[start LISTED RECORDS]

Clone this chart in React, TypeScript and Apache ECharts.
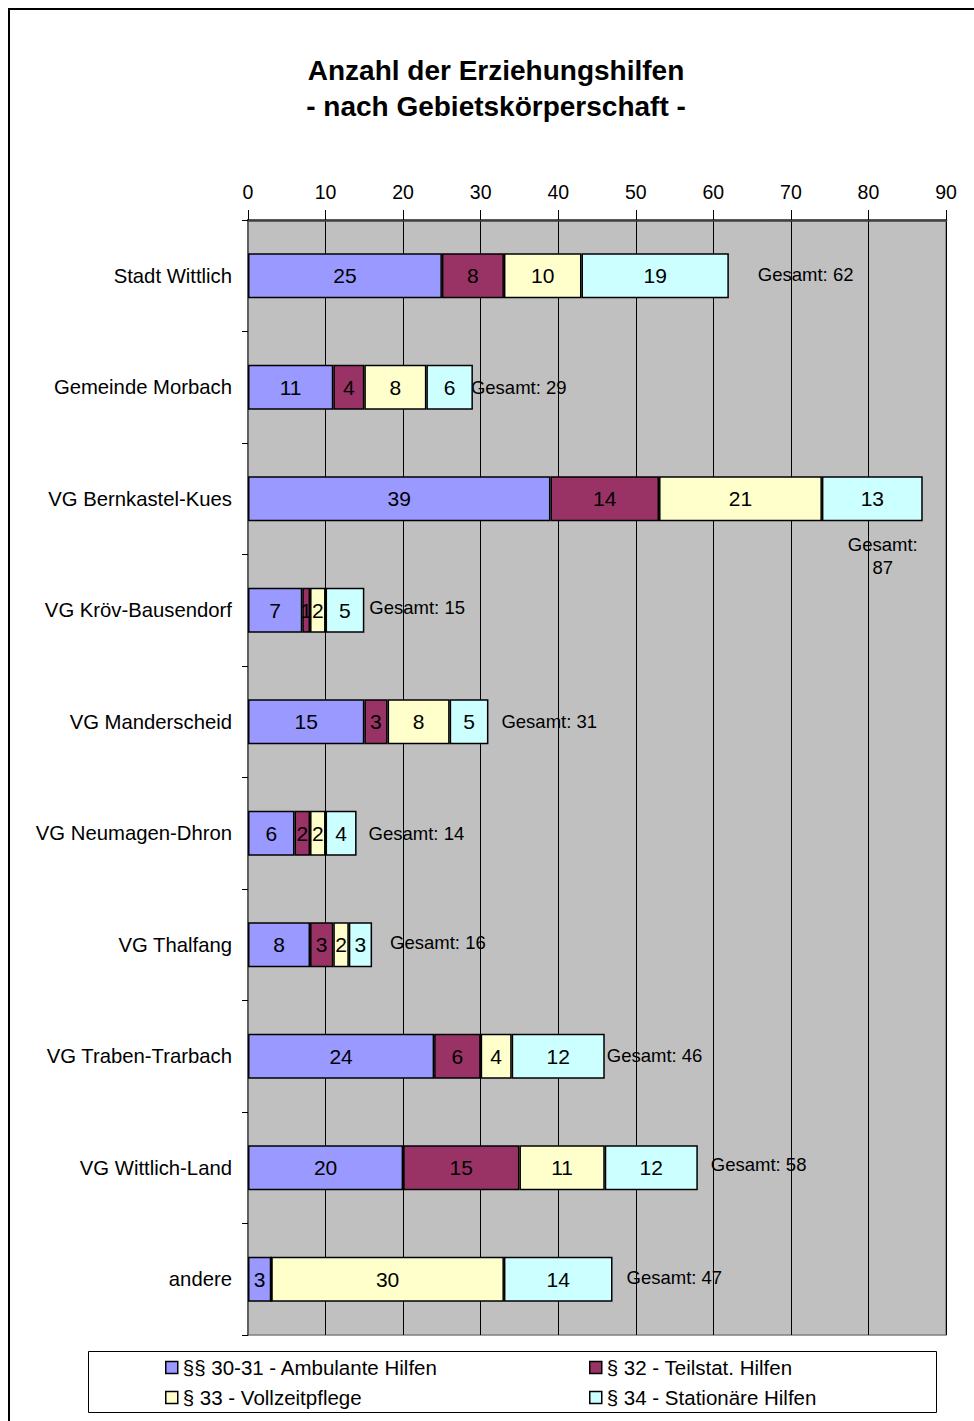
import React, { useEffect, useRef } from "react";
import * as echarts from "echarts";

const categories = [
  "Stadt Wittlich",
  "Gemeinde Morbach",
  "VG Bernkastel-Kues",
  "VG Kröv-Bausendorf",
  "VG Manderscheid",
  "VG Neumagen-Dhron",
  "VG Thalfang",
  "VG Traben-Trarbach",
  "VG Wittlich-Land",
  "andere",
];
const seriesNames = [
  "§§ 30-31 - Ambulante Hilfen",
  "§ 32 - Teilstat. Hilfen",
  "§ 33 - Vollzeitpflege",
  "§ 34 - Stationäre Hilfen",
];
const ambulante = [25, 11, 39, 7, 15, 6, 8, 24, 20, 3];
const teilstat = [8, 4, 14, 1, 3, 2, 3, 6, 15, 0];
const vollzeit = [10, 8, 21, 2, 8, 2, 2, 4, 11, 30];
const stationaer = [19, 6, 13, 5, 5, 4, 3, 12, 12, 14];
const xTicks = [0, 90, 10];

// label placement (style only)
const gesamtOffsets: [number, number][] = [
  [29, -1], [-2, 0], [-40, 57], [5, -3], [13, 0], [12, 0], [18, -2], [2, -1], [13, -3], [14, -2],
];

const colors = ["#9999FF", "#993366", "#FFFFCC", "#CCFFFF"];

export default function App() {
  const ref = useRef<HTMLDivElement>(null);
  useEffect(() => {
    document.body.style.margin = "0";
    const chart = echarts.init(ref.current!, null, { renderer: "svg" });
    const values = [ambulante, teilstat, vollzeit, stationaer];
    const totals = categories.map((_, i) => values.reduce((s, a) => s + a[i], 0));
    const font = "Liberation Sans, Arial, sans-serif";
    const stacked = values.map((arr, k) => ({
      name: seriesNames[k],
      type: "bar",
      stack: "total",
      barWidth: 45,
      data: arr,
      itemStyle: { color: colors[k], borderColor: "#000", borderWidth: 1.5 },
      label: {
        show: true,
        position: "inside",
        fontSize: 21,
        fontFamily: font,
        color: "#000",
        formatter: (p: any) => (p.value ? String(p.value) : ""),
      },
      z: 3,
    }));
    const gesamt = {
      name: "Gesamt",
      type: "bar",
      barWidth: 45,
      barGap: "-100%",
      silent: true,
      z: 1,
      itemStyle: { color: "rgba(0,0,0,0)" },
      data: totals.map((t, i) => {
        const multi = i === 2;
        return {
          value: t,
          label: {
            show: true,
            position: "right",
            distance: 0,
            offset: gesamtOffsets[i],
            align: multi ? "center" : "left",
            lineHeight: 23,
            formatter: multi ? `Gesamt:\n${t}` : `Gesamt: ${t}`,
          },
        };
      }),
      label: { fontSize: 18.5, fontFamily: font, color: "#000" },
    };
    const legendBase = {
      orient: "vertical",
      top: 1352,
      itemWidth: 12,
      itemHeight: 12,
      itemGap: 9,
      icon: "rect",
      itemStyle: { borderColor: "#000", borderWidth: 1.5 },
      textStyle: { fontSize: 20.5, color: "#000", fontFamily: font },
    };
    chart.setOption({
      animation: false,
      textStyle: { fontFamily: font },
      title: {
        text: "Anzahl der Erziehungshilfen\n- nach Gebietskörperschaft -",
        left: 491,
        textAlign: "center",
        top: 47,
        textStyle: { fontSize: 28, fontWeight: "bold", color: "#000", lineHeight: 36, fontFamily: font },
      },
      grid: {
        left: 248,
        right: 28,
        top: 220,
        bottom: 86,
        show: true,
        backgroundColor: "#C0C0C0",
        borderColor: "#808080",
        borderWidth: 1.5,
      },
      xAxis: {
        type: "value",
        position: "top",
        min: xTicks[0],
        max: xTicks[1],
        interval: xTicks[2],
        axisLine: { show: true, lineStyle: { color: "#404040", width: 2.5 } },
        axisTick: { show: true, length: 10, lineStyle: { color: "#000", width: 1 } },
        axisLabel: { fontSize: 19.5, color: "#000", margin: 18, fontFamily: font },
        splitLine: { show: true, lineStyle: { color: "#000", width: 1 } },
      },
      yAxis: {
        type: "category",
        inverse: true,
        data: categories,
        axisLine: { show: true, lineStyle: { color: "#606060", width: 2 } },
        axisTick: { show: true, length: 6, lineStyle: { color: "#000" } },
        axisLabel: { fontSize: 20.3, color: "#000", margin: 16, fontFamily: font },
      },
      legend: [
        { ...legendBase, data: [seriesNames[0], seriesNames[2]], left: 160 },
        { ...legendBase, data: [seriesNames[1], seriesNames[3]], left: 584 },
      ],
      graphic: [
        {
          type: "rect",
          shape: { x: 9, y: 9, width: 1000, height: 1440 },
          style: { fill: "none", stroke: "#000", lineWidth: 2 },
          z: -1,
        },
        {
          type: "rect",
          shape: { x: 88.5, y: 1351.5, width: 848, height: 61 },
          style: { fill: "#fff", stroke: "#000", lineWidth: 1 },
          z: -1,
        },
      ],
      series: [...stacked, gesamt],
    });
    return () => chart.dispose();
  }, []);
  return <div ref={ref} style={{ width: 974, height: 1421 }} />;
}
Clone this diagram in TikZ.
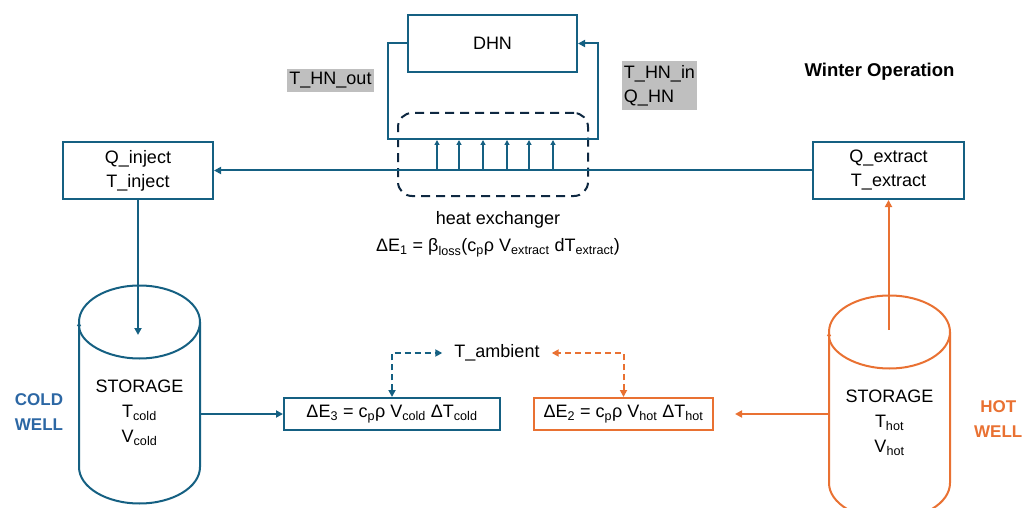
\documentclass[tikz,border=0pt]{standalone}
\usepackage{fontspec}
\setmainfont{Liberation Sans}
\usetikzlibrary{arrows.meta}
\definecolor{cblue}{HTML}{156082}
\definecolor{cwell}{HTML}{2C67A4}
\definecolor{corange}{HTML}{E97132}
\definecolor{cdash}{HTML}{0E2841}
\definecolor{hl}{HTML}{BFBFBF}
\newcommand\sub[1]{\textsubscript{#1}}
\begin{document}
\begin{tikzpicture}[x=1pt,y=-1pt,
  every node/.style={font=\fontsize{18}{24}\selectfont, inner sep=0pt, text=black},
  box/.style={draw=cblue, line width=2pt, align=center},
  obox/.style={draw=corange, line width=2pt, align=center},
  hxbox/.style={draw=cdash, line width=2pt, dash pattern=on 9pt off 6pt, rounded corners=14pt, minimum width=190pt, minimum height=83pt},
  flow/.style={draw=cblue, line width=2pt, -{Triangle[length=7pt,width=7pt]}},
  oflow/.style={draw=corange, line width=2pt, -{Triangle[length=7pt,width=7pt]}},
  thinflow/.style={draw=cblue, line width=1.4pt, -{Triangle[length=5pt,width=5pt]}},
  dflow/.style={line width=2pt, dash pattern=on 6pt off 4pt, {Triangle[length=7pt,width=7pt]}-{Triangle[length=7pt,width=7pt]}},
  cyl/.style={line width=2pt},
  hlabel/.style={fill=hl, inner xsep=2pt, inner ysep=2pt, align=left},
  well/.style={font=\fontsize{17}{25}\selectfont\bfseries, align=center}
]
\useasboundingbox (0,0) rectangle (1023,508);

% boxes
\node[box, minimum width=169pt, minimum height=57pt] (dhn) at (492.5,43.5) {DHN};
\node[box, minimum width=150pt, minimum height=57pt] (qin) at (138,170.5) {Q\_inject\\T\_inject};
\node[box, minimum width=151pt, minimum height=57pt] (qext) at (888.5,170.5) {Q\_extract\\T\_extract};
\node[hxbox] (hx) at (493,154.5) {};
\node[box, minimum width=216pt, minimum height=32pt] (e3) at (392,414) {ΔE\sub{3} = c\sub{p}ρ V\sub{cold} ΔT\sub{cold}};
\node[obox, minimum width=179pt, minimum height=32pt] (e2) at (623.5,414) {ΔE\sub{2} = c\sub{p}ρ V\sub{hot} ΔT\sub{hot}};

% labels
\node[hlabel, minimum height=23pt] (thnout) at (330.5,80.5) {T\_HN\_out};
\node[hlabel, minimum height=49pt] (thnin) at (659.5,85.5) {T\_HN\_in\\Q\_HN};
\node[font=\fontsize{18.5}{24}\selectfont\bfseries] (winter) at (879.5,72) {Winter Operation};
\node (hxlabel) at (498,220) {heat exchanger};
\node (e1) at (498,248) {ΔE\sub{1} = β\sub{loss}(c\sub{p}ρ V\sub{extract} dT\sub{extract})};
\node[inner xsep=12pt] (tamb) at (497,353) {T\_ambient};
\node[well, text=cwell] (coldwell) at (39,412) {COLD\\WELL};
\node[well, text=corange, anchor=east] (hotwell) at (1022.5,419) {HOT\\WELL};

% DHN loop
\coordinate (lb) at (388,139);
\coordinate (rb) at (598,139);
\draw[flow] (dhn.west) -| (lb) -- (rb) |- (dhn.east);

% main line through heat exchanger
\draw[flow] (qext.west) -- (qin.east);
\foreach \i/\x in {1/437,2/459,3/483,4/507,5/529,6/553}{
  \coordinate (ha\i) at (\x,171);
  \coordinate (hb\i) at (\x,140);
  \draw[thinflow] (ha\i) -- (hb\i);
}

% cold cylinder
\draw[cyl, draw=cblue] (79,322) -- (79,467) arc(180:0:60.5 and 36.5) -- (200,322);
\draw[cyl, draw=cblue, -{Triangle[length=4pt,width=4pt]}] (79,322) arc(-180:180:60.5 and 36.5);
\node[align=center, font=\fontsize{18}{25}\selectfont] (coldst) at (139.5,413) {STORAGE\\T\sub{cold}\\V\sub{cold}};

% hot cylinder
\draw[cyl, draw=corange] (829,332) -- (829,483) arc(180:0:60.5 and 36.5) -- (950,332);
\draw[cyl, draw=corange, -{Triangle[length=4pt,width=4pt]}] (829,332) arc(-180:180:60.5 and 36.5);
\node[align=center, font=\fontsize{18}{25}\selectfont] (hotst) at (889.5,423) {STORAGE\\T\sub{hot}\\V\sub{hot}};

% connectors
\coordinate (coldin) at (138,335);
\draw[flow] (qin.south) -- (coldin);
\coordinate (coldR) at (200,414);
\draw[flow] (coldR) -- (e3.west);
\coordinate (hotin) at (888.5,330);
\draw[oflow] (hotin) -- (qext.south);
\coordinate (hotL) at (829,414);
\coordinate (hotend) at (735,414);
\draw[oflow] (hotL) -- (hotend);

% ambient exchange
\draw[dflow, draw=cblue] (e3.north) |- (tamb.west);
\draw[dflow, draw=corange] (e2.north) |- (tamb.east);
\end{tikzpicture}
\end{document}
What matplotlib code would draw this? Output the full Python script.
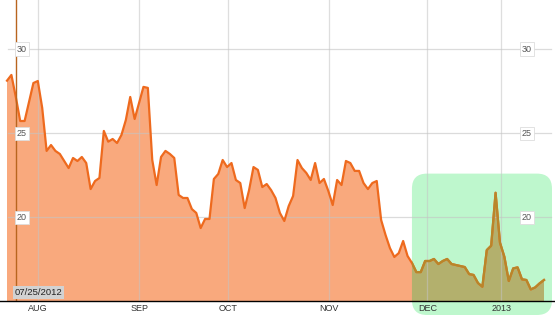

[end LISTED RECORDS]

**WHAT THE TASK ASKS**:
Your task is to reproduce exactly the lines from the start of the data above through the line containing "const xTicks = [0, 90, 10];", leaving every picture out.

**RIGHT ANSWER**:
Clone this chart in React, TypeScript and Apache ECharts.
import React, { useEffect, useRef } from "react";
import * as echarts from "echarts";

const categories = [
  "Stadt Wittlich",
  "Gemeinde Morbach",
  "VG Bernkastel-Kues",
  "VG Kröv-Bausendorf",
  "VG Manderscheid",
  "VG Neumagen-Dhron",
  "VG Thalfang",
  "VG Traben-Trarbach",
  "VG Wittlich-Land",
  "andere",
];
const seriesNames = [
  "§§ 30-31 - Ambulante Hilfen",
  "§ 32 - Teilstat. Hilfen",
  "§ 33 - Vollzeitpflege",
  "§ 34 - Stationäre Hilfen",
];
const ambulante = [25, 11, 39, 7, 15, 6, 8, 24, 20, 3];
const teilstat = [8, 4, 14, 1, 3, 2, 3, 6, 15, 0];
const vollzeit = [10, 8, 21, 2, 8, 2, 2, 4, 11, 30];
const stationaer = [19, 6, 13, 5, 5, 4, 3, 12, 12, 14];
const xTicks = [0, 90, 10];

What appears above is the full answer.